You can find a sort of a closed form, by the standard trick of taking logs. Note that $$\log(1-z) = -\sum_{k=0}^\infty \frac{z^k}k.$$ If you take the log of your product, the coefficient of $z^k$ will be equal to $$-\sum_{m=1}^{2^{\lceil \log_2 k\rceil}} \frac{1}{m}=-H_{2^{\lceil \log_2 k\rceil}},$$ where $H_n$ are the harmonic numbers.

Answer 3

Notice that if $$f(z)=\prod_{n\ge0}(1-z^{2^n}),$$ then $$f(z)=(1-z)f(z^2).\tag1$$ Then define the sequence $a_n$ to satisfy $$f(z)=\sum_{n\ge0}a_nz^n.$$ Then from $(1)$ we have $$\sum_{n\ge0}a_nz^n=(1-z)\sum_{n\ge0}a_nz^{2n}.$$ This is equivalent to $$\sum_{n\ge0}a_nz^n=b_0+\sum_{n\ge1}(b_n-b_{n-1})z^n,$$ where $b_n=[2|n]\cdot a_{n/2}$, with $[2|n]=\frac{1+(-1)^n}{2}$ being the Iverson bracket. Since $f(0)=1$, we have $a_0=b_0=1$, and for $n\ge1$, $$a_n=a_{n/2}[2|n]-a_{(n-1)/2}[2|n-1].\tag2$$ For $n=2k$, $$a_{2k}=a_k[2|2k]-a_{k-1/2}[2|2k-1]=a_k.$$ Similarly, for $n=2k+1$, $$a_{2k+1}=a_{k+1/2}[2|2k+1]-a_{k}[2|2k]=-a_k.$$ As you saw, it is then easy to see that $|a_k|=1$. It then follows directly that $a_{2^n}=-1$.

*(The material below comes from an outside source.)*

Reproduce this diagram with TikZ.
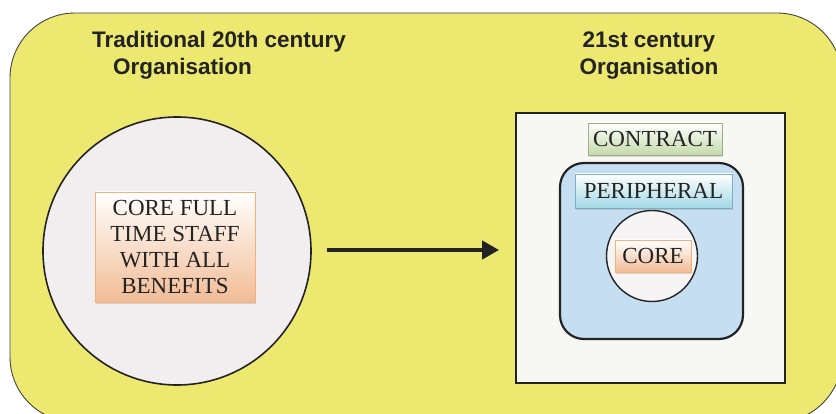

We can find some special cases of $a_m$ where $m=2^k$, such as $$\begin{align} a_{2m+1}&=1\\ a_{4m+2}&=1\\ a_{4m+3}&=-1\\ a_{8m+6}&=-1\\ a_{8m+7}&=1\\ a_{16m+14}&=1\\ a_{16m+15}&=-1\\ a_{32m+30}&=-1\\ a_{32m+31}&=1\\ &... \end{align}$$ which all follow from $a_m=-1$.

Clearly, $a_n$ expresses something about the ways in which one can write $n$ as $a2^k+b$, for very specific $a,b$, but other than that, it is proving exceedingly difficult to find a general closed form for $a_n$. I doubt a closed form for $f(z)$ exists.